# Work to complete
Which lines hold the word "Output"? Show each of them.

Stored items from a collection:
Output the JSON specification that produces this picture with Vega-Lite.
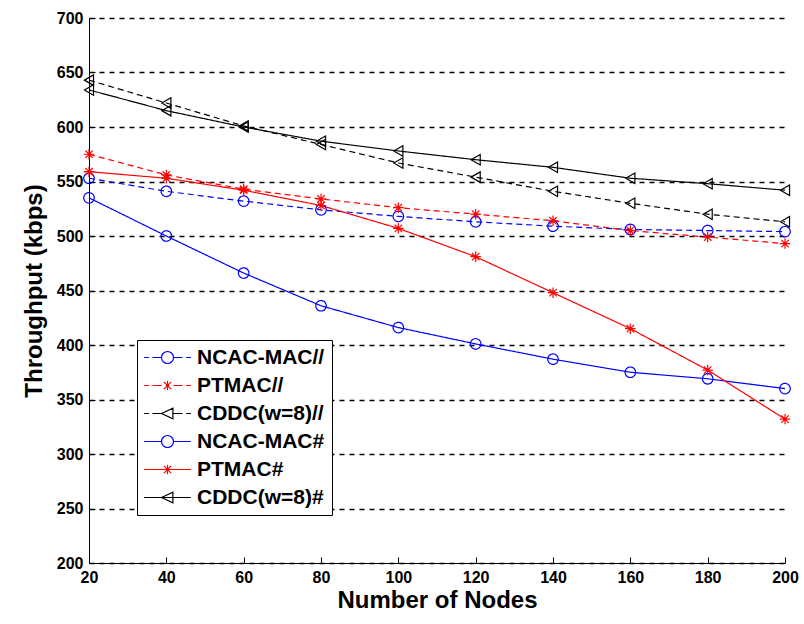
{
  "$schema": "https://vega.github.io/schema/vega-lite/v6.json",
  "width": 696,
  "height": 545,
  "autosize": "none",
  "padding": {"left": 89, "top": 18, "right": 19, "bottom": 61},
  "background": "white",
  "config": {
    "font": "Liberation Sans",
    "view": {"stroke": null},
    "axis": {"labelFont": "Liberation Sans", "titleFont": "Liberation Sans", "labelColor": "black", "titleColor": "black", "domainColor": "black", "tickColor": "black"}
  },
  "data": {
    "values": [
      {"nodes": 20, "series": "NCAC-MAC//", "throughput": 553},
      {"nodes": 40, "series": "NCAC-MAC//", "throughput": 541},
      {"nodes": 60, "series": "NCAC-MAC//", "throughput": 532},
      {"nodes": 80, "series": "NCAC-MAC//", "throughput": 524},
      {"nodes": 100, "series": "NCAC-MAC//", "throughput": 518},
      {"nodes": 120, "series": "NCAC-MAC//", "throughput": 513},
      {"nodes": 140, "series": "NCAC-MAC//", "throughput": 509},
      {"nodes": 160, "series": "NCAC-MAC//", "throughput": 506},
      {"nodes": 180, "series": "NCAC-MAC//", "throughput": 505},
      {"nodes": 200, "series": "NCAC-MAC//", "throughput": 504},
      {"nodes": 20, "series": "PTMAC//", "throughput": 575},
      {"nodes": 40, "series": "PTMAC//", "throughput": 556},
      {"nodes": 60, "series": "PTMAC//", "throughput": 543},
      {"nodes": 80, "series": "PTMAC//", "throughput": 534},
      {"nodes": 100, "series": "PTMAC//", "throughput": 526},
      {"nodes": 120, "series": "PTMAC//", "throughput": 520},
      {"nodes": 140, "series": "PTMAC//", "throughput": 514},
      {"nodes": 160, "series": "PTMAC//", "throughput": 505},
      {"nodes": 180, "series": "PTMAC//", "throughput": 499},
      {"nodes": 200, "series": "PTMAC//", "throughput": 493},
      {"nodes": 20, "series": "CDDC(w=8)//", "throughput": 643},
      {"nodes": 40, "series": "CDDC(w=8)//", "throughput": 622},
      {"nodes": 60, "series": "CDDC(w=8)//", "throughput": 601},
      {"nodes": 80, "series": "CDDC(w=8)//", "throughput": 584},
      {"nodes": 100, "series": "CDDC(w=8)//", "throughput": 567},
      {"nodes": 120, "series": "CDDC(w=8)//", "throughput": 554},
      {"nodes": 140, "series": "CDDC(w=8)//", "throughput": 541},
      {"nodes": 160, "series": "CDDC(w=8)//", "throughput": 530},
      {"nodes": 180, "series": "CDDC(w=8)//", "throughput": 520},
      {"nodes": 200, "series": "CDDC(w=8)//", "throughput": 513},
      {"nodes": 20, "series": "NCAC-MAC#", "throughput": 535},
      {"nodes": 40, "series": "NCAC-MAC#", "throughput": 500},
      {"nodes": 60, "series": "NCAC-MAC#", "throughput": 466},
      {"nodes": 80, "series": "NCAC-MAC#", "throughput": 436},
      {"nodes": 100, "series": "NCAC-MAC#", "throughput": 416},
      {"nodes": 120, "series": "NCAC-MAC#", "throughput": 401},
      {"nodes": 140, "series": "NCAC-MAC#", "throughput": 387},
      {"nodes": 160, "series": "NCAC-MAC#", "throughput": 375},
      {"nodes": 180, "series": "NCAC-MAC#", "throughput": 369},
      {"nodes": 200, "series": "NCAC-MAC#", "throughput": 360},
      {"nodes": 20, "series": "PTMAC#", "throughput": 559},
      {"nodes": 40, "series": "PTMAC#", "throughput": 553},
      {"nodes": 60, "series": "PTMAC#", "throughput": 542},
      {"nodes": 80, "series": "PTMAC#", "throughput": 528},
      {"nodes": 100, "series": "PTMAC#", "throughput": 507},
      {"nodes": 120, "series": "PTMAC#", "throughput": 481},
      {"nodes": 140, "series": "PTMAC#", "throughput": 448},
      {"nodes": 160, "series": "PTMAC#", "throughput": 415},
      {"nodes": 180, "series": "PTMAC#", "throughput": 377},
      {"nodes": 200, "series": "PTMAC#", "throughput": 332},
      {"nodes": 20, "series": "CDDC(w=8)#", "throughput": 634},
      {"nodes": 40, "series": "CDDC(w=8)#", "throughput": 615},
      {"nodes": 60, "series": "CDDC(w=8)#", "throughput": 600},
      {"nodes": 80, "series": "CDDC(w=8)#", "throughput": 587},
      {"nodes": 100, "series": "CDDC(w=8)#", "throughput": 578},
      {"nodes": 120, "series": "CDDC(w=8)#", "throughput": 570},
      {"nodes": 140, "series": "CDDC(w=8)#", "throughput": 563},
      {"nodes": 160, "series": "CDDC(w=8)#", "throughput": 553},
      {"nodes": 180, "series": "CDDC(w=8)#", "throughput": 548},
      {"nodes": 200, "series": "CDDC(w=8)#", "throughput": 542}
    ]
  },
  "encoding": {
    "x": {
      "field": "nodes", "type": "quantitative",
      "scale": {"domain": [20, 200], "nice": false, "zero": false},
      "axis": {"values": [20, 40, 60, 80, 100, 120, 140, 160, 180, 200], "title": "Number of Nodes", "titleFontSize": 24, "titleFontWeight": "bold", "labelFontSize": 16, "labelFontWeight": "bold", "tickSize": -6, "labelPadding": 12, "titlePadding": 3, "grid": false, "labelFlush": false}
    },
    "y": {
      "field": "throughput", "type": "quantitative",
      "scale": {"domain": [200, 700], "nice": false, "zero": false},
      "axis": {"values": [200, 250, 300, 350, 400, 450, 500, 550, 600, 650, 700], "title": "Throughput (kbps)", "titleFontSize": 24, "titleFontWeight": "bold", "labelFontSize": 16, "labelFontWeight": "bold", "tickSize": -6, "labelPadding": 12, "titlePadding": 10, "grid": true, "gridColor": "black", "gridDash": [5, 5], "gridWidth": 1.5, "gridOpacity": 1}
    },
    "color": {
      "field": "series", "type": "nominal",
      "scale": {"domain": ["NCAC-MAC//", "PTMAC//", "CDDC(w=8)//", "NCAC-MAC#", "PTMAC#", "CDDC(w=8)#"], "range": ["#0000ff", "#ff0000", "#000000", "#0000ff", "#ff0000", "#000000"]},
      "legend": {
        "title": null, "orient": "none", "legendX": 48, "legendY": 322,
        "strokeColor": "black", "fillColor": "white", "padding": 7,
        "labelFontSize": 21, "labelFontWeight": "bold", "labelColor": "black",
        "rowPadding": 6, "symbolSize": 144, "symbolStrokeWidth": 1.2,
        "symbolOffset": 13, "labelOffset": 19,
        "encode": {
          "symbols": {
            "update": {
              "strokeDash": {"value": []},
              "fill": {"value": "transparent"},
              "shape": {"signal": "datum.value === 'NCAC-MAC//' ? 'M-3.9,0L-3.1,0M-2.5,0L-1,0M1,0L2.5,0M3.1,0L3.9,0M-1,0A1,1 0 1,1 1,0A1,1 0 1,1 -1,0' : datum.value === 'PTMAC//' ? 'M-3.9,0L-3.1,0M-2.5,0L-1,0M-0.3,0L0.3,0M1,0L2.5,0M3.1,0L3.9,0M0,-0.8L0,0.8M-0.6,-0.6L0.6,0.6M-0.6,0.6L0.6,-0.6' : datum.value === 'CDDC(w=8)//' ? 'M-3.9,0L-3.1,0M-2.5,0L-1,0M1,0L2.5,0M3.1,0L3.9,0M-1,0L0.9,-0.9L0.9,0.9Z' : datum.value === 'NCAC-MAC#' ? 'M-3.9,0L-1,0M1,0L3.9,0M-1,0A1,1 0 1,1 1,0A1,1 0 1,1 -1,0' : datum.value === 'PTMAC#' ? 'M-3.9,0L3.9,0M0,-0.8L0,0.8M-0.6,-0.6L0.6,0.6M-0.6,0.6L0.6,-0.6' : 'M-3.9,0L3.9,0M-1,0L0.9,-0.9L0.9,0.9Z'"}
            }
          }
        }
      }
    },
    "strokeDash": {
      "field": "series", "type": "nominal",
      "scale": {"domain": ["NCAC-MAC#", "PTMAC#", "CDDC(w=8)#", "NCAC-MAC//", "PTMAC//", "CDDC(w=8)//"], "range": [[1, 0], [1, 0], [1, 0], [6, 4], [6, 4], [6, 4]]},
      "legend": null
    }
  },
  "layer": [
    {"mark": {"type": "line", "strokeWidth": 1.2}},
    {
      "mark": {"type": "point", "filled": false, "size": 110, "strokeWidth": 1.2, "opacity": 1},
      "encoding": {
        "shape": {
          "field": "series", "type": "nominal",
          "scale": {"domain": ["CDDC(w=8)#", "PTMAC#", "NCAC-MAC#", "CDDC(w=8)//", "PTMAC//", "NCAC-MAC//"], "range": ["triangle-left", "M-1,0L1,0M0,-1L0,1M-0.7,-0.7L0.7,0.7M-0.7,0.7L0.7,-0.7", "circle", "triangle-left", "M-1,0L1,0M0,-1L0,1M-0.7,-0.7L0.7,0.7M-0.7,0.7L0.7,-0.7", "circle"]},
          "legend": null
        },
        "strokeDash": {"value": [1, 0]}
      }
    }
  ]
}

---

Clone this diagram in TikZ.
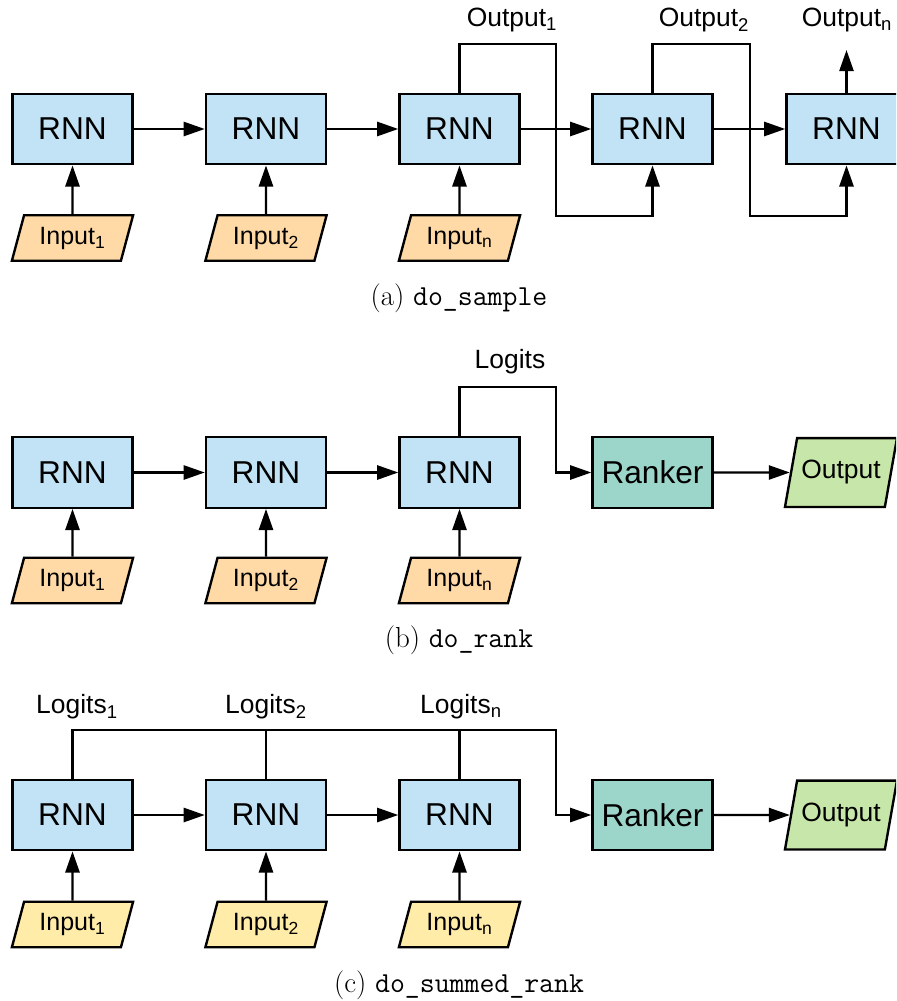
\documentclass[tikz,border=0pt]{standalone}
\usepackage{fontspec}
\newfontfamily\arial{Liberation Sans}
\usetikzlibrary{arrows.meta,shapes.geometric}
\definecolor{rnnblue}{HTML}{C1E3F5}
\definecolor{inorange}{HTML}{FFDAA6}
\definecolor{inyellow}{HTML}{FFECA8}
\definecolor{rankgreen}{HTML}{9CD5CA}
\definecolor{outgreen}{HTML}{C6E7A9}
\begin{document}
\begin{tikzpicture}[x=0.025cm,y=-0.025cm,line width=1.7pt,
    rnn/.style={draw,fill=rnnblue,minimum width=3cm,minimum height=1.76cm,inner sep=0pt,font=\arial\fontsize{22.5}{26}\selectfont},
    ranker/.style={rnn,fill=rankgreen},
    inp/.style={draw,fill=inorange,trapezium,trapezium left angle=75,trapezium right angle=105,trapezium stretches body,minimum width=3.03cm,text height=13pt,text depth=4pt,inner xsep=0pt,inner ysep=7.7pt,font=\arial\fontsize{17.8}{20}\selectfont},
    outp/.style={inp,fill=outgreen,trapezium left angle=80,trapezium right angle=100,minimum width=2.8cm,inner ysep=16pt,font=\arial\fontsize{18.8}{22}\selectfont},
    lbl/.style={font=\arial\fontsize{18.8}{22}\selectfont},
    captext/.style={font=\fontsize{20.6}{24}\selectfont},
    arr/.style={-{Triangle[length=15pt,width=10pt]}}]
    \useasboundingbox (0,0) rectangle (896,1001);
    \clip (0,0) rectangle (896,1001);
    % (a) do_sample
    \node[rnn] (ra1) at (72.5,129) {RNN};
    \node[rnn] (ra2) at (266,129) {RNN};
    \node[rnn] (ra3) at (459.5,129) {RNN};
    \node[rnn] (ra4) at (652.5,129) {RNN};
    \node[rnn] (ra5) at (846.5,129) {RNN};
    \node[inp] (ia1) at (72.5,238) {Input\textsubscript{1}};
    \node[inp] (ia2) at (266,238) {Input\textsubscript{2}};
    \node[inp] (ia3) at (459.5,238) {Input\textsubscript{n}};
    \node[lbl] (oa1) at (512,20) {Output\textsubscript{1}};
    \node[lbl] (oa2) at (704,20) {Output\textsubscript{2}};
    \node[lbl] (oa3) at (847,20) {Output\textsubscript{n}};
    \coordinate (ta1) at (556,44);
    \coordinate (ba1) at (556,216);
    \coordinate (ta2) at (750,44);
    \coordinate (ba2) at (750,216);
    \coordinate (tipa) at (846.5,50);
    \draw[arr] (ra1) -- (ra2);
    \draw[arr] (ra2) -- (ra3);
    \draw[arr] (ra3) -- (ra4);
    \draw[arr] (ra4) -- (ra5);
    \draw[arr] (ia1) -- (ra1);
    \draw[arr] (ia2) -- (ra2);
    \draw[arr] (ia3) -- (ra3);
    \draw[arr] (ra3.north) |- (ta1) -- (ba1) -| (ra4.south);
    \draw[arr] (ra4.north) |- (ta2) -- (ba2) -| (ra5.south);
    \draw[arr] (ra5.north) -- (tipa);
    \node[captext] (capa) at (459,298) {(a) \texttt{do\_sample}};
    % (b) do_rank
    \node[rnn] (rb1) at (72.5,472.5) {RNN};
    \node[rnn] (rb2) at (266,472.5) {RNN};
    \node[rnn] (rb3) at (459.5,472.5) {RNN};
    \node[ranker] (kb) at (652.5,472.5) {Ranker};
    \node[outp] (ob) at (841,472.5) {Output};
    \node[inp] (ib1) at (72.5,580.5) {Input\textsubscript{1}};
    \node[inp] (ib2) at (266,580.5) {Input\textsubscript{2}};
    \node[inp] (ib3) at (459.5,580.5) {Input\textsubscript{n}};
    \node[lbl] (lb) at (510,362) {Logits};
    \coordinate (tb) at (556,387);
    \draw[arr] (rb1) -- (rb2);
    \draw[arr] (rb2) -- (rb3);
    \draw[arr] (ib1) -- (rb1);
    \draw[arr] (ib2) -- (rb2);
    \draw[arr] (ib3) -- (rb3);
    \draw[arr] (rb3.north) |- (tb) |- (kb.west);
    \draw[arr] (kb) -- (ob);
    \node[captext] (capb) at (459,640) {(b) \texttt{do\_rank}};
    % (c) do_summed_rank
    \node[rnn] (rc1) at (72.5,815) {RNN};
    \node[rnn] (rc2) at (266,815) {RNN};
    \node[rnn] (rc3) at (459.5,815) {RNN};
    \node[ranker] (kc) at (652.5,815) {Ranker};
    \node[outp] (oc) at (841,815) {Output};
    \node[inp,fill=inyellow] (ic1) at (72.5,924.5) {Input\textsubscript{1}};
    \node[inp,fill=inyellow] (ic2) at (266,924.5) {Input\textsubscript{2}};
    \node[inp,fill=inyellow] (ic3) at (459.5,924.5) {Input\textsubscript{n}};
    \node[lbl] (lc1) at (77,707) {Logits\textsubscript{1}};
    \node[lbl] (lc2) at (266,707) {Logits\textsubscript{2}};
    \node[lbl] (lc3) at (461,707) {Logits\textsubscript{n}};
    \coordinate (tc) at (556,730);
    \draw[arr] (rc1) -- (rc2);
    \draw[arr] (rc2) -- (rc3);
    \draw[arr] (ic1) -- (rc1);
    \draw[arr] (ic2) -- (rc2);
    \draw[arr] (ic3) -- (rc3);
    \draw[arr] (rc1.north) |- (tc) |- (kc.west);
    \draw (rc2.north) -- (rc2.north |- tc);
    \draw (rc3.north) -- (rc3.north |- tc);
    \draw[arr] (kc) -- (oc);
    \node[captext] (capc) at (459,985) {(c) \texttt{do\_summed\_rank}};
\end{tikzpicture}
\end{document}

==

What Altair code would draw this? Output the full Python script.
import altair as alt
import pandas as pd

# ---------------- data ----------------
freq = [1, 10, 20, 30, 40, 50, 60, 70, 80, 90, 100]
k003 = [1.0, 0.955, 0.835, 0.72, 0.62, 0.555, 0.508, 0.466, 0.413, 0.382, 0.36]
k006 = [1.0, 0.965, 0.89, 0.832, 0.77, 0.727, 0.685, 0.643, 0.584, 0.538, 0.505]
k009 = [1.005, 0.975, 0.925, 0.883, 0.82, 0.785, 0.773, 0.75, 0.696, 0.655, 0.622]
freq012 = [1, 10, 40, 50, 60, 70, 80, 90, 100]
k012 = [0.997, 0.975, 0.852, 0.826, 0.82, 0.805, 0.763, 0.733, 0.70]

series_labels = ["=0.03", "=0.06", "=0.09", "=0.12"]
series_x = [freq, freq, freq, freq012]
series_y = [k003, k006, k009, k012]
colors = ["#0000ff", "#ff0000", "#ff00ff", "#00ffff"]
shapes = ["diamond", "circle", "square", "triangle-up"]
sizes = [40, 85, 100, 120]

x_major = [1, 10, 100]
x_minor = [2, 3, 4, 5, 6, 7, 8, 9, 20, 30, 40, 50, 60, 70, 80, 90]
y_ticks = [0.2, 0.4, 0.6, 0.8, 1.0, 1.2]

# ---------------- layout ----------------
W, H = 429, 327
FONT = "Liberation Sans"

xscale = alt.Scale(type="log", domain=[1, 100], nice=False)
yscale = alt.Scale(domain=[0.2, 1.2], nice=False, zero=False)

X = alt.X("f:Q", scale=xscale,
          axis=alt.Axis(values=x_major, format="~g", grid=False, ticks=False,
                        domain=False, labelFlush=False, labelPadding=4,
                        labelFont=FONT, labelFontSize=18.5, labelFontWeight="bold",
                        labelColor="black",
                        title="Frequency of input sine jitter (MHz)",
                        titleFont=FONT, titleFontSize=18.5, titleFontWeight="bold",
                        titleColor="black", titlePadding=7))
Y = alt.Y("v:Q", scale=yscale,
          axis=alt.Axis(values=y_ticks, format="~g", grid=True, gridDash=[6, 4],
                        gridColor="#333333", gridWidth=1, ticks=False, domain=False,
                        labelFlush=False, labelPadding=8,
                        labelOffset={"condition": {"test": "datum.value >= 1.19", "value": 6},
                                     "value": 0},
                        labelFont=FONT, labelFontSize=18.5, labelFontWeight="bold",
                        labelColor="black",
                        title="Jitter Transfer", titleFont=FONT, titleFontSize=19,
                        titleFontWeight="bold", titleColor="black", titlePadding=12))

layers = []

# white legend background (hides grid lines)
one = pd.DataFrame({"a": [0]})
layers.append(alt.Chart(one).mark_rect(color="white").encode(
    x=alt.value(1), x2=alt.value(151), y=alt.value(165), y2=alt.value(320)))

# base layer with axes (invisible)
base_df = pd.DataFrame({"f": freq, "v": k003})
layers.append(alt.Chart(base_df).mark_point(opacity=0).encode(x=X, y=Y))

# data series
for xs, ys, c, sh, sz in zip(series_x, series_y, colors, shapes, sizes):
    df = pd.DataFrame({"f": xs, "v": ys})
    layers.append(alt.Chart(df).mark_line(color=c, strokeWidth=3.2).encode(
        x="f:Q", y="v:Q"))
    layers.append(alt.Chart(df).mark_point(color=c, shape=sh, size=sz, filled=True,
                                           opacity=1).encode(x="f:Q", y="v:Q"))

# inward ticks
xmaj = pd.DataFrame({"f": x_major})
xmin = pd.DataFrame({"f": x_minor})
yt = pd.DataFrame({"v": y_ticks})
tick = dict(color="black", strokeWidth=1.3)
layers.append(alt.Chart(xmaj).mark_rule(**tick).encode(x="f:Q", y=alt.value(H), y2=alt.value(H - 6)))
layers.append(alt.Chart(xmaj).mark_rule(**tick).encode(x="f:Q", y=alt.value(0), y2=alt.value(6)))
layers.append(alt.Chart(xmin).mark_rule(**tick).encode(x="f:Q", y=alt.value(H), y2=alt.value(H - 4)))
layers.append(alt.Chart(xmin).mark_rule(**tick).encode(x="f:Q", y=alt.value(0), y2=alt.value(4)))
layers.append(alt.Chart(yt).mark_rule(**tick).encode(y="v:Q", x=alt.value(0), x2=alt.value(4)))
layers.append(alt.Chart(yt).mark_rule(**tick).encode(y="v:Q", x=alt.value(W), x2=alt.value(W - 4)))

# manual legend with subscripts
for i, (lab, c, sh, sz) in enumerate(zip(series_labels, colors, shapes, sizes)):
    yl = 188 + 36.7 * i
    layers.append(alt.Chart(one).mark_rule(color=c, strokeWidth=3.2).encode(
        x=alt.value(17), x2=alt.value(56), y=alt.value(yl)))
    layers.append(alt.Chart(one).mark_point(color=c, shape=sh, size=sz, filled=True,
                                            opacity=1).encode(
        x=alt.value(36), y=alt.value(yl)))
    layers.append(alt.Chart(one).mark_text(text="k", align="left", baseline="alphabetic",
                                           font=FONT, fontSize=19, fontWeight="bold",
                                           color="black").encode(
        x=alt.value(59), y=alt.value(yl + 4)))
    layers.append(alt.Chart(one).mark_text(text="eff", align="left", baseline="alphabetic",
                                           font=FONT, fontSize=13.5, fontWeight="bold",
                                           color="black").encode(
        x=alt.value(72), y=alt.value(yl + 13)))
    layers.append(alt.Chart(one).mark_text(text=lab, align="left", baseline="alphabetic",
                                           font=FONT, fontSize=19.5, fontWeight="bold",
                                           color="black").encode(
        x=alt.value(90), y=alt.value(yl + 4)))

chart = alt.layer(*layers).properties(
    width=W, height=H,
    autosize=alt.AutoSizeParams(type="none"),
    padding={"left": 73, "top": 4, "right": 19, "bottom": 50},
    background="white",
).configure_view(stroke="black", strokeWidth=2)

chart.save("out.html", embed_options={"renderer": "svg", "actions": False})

# Problem solution
Output the JSON specification that produces this picture with Vega-Lite.
    \node[lbl] (oa1) at (512,20) {Output\textsubscript{1}};
    \node[lbl] (oa2) at (704,20) {Output\textsubscript{2}};
    \node[lbl] (oa3) at (847,20) {Output\textsubscript{n}};
    \node[outp] (ob) at (841,472.5) {Output};
    \node[outp] (oc) at (841,815) {Output};
What Altair code would draw this? Output the full Python script.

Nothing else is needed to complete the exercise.